Putin may dislike Lukashenka, but he acts as if the two months of protests are a passing inconvenience that will soon lead to a restoration of authoritarian stability in Belarus (New Times, October 9). A blow to such wishful thinking was delivered in Kyrgyzstan, where parliamentary elections on October 4 triggered a violent uprising in Bishkek, forcing the results to be annulled and the prime minister to resign (VTimes, October 8). A semblance of order was restored over the past few days, allowing Moscow to abstain from any response while characterizing the unrest as peculiar to Kyrgyzstan’s political culture (Rossiiskaya Gazeta, October 7). Russia did not interfere forcefully in the April 2010 revolution in this country, but that crisis happened less than two years after the war with Georgia, after Moscow had asserted its military and political dominance over the Caucasus and while the Central Asian region was generally calm. Now, the inability to protect a ruling regime against protesters testifies to Russia’s much diminished capacity for projecting power (Moskovsky Komsomolets, October 8).

Nowhere is this incapacitation more evident than in the new spasm of violence between Armenia and Azerbaijan over Karabakh, which began in late September, taking Russia by surprise (Russiancouncil.ru, October 5). The key difference in this escalation is the active interference by Turkey, which has provided political and material support to Azerbaijan (Carnegie.ru, October 9). Putin was reluctant to confront Turkish President Recep Tayyip Erdoğan over this issue. The two leaders already face serious disagreements over Syria. But Putin tried to outmaneuver his Turkish counterpart by summoning the foreign ministers of the two warring states to Moscow on October 9 (Kommersant, October 10). The deal on a “humanitarian pause” in the hostilities took ten hours to negotiate but was already broken a few hours into the agreed-upon ceasefire (RIA Novosti, October 11). This fiasco illustrates that Russia has no leverage over Azerbaijan, which is continuing its offensive assuming that no Russian support will come to Armenia and that Turkey is now a more impactful force in the Caucasus (Nezavisimaya Gazeta, October 7).
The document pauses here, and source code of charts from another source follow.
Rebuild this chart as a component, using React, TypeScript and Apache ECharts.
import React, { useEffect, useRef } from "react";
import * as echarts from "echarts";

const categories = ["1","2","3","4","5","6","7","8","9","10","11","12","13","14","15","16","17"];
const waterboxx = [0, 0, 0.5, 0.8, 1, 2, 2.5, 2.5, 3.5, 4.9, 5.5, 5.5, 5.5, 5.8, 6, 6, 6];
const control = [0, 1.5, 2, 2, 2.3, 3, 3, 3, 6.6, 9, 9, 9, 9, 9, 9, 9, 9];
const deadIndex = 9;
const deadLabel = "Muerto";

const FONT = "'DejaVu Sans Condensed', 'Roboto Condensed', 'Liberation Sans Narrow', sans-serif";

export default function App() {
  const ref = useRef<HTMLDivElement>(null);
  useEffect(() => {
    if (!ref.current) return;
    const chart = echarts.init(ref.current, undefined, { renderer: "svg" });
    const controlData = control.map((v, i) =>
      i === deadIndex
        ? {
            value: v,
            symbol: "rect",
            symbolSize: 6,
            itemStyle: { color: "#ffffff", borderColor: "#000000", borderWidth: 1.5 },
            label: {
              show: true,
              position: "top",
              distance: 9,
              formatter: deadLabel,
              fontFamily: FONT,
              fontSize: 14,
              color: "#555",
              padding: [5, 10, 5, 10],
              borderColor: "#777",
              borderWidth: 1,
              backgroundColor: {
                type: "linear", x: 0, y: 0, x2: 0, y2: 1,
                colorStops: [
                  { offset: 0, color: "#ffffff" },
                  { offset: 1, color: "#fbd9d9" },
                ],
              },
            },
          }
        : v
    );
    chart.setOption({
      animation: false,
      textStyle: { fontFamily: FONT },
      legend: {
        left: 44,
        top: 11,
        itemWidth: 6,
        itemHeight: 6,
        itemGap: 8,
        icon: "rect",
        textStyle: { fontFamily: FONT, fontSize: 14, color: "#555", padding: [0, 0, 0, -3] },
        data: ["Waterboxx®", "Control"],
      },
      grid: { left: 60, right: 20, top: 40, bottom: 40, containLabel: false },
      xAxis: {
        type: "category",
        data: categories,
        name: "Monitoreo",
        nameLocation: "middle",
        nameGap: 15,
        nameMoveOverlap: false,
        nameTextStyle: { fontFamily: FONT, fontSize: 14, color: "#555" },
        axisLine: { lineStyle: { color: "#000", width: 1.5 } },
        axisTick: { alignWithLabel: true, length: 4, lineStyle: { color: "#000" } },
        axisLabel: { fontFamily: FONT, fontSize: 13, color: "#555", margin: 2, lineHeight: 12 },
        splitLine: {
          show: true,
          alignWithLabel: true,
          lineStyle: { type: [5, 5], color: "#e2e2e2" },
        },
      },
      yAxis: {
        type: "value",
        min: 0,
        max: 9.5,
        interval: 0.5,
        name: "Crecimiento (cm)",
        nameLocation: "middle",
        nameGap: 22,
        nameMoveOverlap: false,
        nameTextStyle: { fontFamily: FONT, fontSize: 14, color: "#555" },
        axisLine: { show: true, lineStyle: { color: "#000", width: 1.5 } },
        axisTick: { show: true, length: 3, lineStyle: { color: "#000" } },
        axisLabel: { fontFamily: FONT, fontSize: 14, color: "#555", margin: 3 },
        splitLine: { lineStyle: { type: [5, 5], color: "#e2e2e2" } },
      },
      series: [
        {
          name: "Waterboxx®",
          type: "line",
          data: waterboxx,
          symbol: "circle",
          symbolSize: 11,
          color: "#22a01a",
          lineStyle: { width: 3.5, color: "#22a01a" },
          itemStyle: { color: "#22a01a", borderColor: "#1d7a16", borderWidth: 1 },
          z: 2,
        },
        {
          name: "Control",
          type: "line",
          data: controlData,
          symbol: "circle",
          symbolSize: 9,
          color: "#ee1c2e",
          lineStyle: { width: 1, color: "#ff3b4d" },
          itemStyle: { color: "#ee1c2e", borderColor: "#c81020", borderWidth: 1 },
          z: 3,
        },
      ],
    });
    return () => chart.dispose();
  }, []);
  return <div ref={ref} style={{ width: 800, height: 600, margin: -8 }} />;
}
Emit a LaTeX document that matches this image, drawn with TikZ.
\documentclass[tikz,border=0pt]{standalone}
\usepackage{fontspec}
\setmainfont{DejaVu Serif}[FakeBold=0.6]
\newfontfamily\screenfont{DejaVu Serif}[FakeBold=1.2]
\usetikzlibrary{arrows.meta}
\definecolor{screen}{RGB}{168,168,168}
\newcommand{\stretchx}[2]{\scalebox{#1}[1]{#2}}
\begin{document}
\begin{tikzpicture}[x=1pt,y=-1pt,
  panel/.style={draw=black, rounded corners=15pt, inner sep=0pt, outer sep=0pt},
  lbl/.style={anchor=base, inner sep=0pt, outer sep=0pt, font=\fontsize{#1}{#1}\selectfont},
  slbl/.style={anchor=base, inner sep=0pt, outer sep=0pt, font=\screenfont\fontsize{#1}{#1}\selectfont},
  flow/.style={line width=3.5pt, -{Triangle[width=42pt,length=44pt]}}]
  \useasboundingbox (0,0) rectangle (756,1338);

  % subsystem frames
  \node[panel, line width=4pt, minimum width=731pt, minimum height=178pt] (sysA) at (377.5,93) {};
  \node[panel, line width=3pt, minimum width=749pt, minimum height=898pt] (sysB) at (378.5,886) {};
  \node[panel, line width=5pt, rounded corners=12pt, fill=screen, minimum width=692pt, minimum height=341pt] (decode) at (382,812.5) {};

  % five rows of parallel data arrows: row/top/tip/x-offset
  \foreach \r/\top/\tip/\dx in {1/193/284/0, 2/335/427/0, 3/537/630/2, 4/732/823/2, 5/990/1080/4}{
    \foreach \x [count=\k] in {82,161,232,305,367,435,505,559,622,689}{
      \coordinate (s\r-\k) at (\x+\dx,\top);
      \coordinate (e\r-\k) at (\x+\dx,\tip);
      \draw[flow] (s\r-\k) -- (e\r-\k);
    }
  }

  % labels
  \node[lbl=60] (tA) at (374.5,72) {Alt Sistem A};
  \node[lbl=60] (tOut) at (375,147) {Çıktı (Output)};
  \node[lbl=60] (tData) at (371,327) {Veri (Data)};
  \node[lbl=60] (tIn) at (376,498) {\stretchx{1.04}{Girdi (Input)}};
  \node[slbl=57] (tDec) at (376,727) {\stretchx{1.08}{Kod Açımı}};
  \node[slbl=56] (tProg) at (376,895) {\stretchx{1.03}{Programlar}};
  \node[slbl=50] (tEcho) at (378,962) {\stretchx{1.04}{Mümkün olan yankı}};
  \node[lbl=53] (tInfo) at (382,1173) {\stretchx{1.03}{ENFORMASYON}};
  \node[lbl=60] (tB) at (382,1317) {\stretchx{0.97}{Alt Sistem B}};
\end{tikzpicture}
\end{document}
Putin remains sheltered in his residence outside Moscow and conducts meetings with his Security Council solely via video-conference. Officials are, therefore, better able to minimize the presentation of uncomfortable news, which is also downplayed on Russian state TV (Novaya Gazeta, October 8). He is keen to hear—and to advertise—reports about the successful test of a Zirkon hypersonic missile by the Northern Fleet. But such wonder-weapons are hardly useful for dealing with the real challenges to his regime’s survival (Ezhednevny Zhurnal, October 8).

Navalny’s no-nonsense messaging, meanwhile, precisely undermines Putin’s propensity to play a superior and omnipotent ruler, a pose that looks increasingly incongruous amid Russia’s fast-multiplying troubles. Promises of a miraculous coronavirus vaccine, which Putin incessantly repeats even as he takes every possible precaution to eliminating his own exposure to the pandemic, ring shallow. At the same time, Putin cannot communicate with new leaders like Tikhanovskaya or, for that matter, Armenian Prime Minister Nikol Pashinyan, who led the 2018 “Velvet Revolution.” The Russian president can offer no prescription for the angry street demonstrations in Minsk, Khabarovsk or Bishkek. He clings to an imaginary glorious past, refusing to see in it the invariably inglorious end to autocracy.